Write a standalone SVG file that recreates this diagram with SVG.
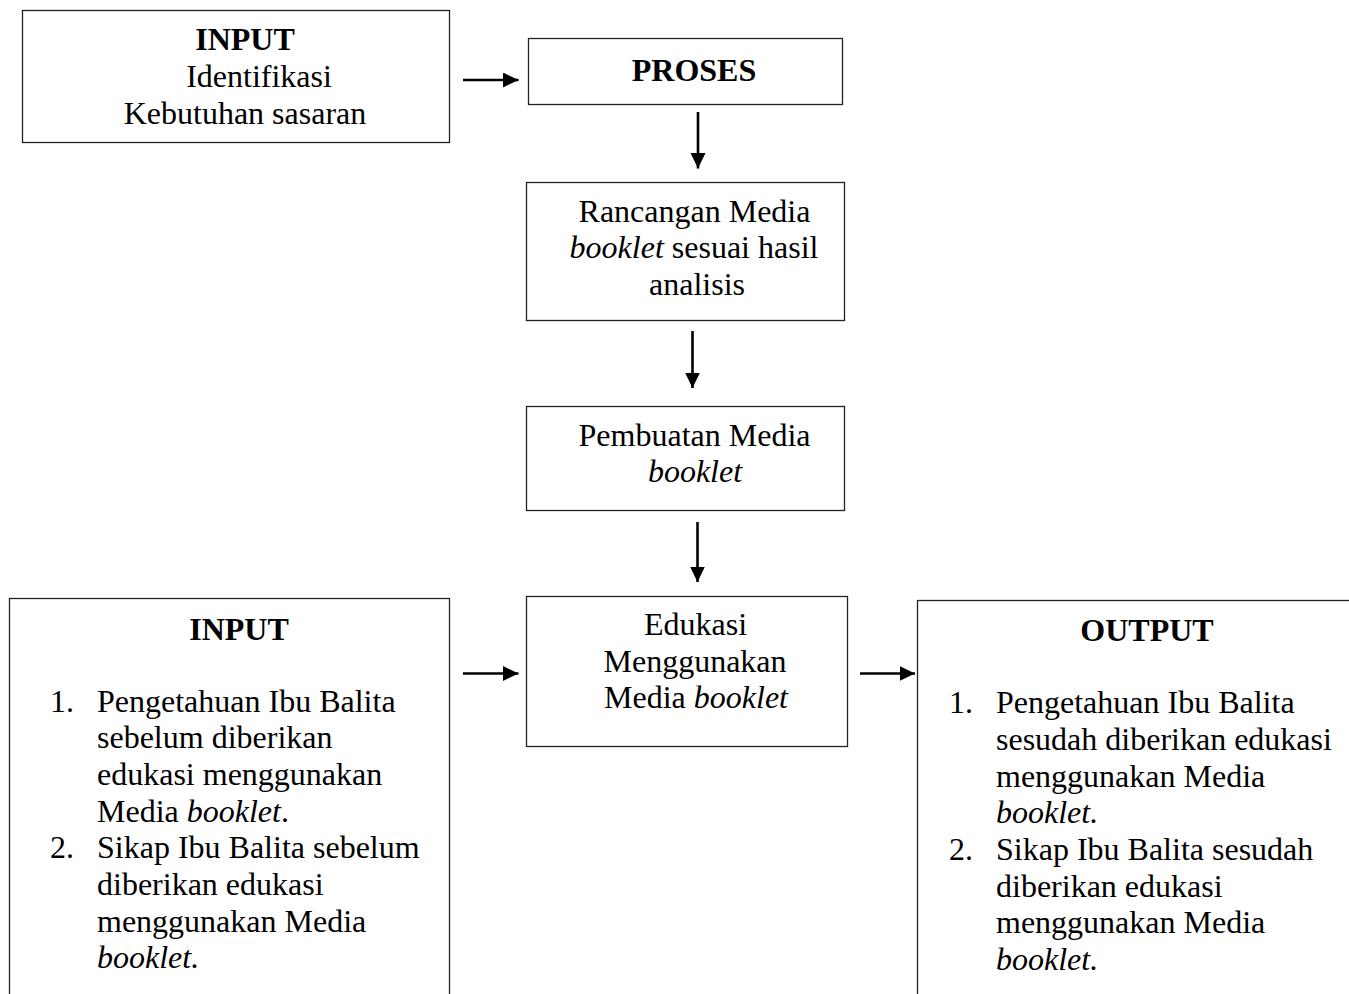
<svg xmlns="http://www.w3.org/2000/svg" width="1349" height="994" viewBox="0 0 1349 994">
<style>
.box{fill:#fff;stroke:#222;stroke-width:1.3}
.t{font-family:"Liberation Serif","Times New Roman",serif;font-size:32px;fill:#000}
.c{text-anchor:middle}
.b{font-weight:bold}
.i{font-style:italic}
.conn line{stroke:#000;stroke-width:2.6}
</style>
<defs>
<marker id="ah" markerUnits="userSpaceOnUse" markerWidth="17" markerHeight="16" refX="15.5" refY="7.5" orient="auto">
<path d="M0,0 L15.5,7.5 L0,15 z" fill="#000"/>
</marker>
</defs>
<rect width="1349" height="994" fill="#fff"/>
<g id="input-top">
<rect class="box" x="22.5" y="10.5" width="427" height="132"/>
<text class="t c b" x="245" y="50">INPUT</text>
<text class="t c" x="259" y="87">Identifikasi</text>
<text class="t c" x="245" y="124">Kebutuhan sasaran</text>
</g>
<g id="proses">
<rect class="box" x="528.5" y="38.5" width="314" height="66"/>
<text class="t c b" x="694" y="81">PROSES</text>
</g>
<g id="rancangan">
<rect class="box" x="526.5" y="182.5" width="318" height="138"/>
<text class="t c" x="694.5" y="222">Rancangan Media</text>
<text class="t c" x="694" y="258"><tspan class="i">booklet</tspan> sesuai hasil</text>
<text class="t c" x="697" y="295">analisis</text>
</g>
<g id="pembuatan">
<rect class="box" x="526.5" y="406.5" width="318" height="104"/>
<text class="t c" x="694.5" y="446">Pembuatan Media</text>
<text class="t c i" x="695" y="482">booklet</text>
</g>
<g id="edukasi">
<rect class="box" x="526.5" y="596.5" width="321" height="150"/>
<text class="t c" x="695.5" y="635">Edukasi</text>
<text class="t c" x="695" y="672">Menggunakan</text>
<text class="t c" x="696" y="708">Media <tspan class="i">booklet</tspan></text>
</g>
<g id="input-bottom">
<rect class="box" x="9.5" y="598.5" width="440" height="420"/>
<text class="t c b" x="239" y="640">INPUT</text>
<text class="t" x="50" y="712">1.</text>
<text class="t" x="97" y="712">Pengetahuan Ibu Balita</text>
<text class="t" x="97" y="748">sebelum diberikan</text>
<text class="t" x="97" y="785">edukasi menggunakan</text>
<text class="t" x="97" y="822">Media <tspan class="i">booklet</tspan>.</text>
<text class="t" x="50" y="858">2.</text>
<text class="t" x="97" y="858">Sikap Ibu Balita sebelum</text>
<text class="t" x="97" y="895">diberikan edukasi</text>
<text class="t" x="97" y="932">menggunakan Media</text>
<text class="t" x="97" y="968"><tspan class="i">booklet.</tspan></text>
</g>
<g id="output">
<rect class="box" x="917.5" y="600.5" width="440" height="420"/>
<text class="t c b" x="1147" y="641">OUTPUT</text>
<text class="t" x="949" y="713">1.</text>
<text class="t" x="996" y="713">Pengetahuan Ibu Balita</text>
<text class="t" x="996" y="750">sesudah diberikan edukasi</text>
<text class="t" x="996" y="787">menggunakan Media</text>
<text class="t" x="996" y="823"><tspan class="i">booklet.</tspan></text>
<text class="t" x="949" y="860">2.</text>
<text class="t" x="996" y="860">Sikap Ibu Balita sesudah</text>
<text class="t" x="996" y="897">diberikan edukasi</text>
<text class="t" x="996" y="933">menggunakan Media</text>
<text class="t" x="996" y="970"><tspan class="i">booklet.</tspan></text>
</g>
<g id="connectors" class="conn">
<line x1="463" y1="80" x2="518.5" y2="80" marker-end="url(#ah)"/>
<line x1="698" y1="112" x2="698" y2="168.5" marker-end="url(#ah)"/>
<line x1="692.5" y1="331" x2="692.5" y2="388" marker-end="url(#ah)"/>
<line x1="697.5" y1="522" x2="697.5" y2="582" marker-end="url(#ah)"/>
<line x1="463" y1="673.5" x2="518.5" y2="673.5" marker-end="url(#ah)"/>
<line x1="860" y1="673.5" x2="915" y2="673.5" marker-end="url(#ah)"/>
</g>
</svg>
_ _ _ _ _ _ _
Leave out the pictures and give the listing above again exactly.

§ Solution to this task:
Write a standalone SVG file that recreates this diagram with SVG.
<svg xmlns="http://www.w3.org/2000/svg" width="1349" height="994" viewBox="0 0 1349 994">
<style>
.box{fill:#fff;stroke:#222;stroke-width:1.3}
.t{font-family:"Liberation Serif","Times New Roman",serif;font-size:32px;fill:#000}
.c{text-anchor:middle}
.b{font-weight:bold}
.i{font-style:italic}
.conn line{stroke:#000;stroke-width:2.6}
</style>
<defs>
<marker id="ah" markerUnits="userSpaceOnUse" markerWidth="17" markerHeight="16" refX="15.5" refY="7.5" orient="auto">
<path d="M0,0 L15.5,7.5 L0,15 z" fill="#000"/>
</marker>
</defs>
<rect width="1349" height="994" fill="#fff"/>
<g id="input-top">
<rect class="box" x="22.5" y="10.5" width="427" height="132"/>
<text class="t c b" x="245" y="50">INPUT</text>
<text class="t c" x="259" y="87">Identifikasi</text>
<text class="t c" x="245" y="124">Kebutuhan sasaran</text>
</g>
<g id="proses">
<rect class="box" x="528.5" y="38.5" width="314" height="66"/>
<text class="t c b" x="694" y="81">PROSES</text>
</g>
<g id="rancangan">
<rect class="box" x="526.5" y="182.5" width="318" height="138"/>
<text class="t c" x="694.5" y="222">Rancangan Media</text>
<text class="t c" x="694" y="258"><tspan class="i">booklet</tspan> sesuai hasil</text>
<text class="t c" x="697" y="295">analisis</text>
</g>
<g id="pembuatan">
<rect class="box" x="526.5" y="406.5" width="318" height="104"/>
<text class="t c" x="694.5" y="446">Pembuatan Media</text>
<text class="t c i" x="695" y="482">booklet</text>
</g>
<g id="edukasi">
<rect class="box" x="526.5" y="596.5" width="321" height="150"/>
<text class="t c" x="695.5" y="635">Edukasi</text>
<text class="t c" x="695" y="672">Menggunakan</text>
<text class="t c" x="696" y="708">Media <tspan class="i">booklet</tspan></text>
</g>
<g id="input-bottom">
<rect class="box" x="9.5" y="598.5" width="440" height="420"/>
<text class="t c b" x="239" y="640">INPUT</text>
<text class="t" x="50" y="712">1.</text>
<text class="t" x="97" y="712">Pengetahuan Ibu Balita</text>
<text class="t" x="97" y="748">sebelum diberikan</text>
<text class="t" x="97" y="785">edukasi menggunakan</text>
<text class="t" x="97" y="822">Media <tspan class="i">booklet</tspan>.</text>
<text class="t" x="50" y="858">2.</text>
<text class="t" x="97" y="858">Sikap Ibu Balita sebelum</text>
<text class="t" x="97" y="895">diberikan edukasi</text>
<text class="t" x="97" y="932">menggunakan Media</text>
<text class="t" x="97" y="968"><tspan class="i">booklet.</tspan></text>
</g>
<g id="output">
<rect class="box" x="917.5" y="600.5" width="440" height="420"/>
<text class="t c b" x="1147" y="641">OUTPUT</text>
<text class="t" x="949" y="713">1.</text>
<text class="t" x="996" y="713">Pengetahuan Ibu Balita</text>
<text class="t" x="996" y="750">sesudah diberikan edukasi</text>
<text class="t" x="996" y="787">menggunakan Media</text>
<text class="t" x="996" y="823"><tspan class="i">booklet.</tspan></text>
<text class="t" x="949" y="860">2.</text>
<text class="t" x="996" y="860">Sikap Ibu Balita sesudah</text>
<text class="t" x="996" y="897">diberikan edukasi</text>
<text class="t" x="996" y="933">menggunakan Media</text>
<text class="t" x="996" y="970"><tspan class="i">booklet.</tspan></text>
</g>
<g id="connectors" class="conn">
<line x1="463" y1="80" x2="518.5" y2="80" marker-end="url(#ah)"/>
<line x1="698" y1="112" x2="698" y2="168.5" marker-end="url(#ah)"/>
<line x1="692.5" y1="331" x2="692.5" y2="388" marker-end="url(#ah)"/>
<line x1="697.5" y1="522" x2="697.5" y2="582" marker-end="url(#ah)"/>
<line x1="463" y1="673.5" x2="518.5" y2="673.5" marker-end="url(#ah)"/>
<line x1="860" y1="673.5" x2="915" y2="673.5" marker-end="url(#ah)"/>
</g>
</svg>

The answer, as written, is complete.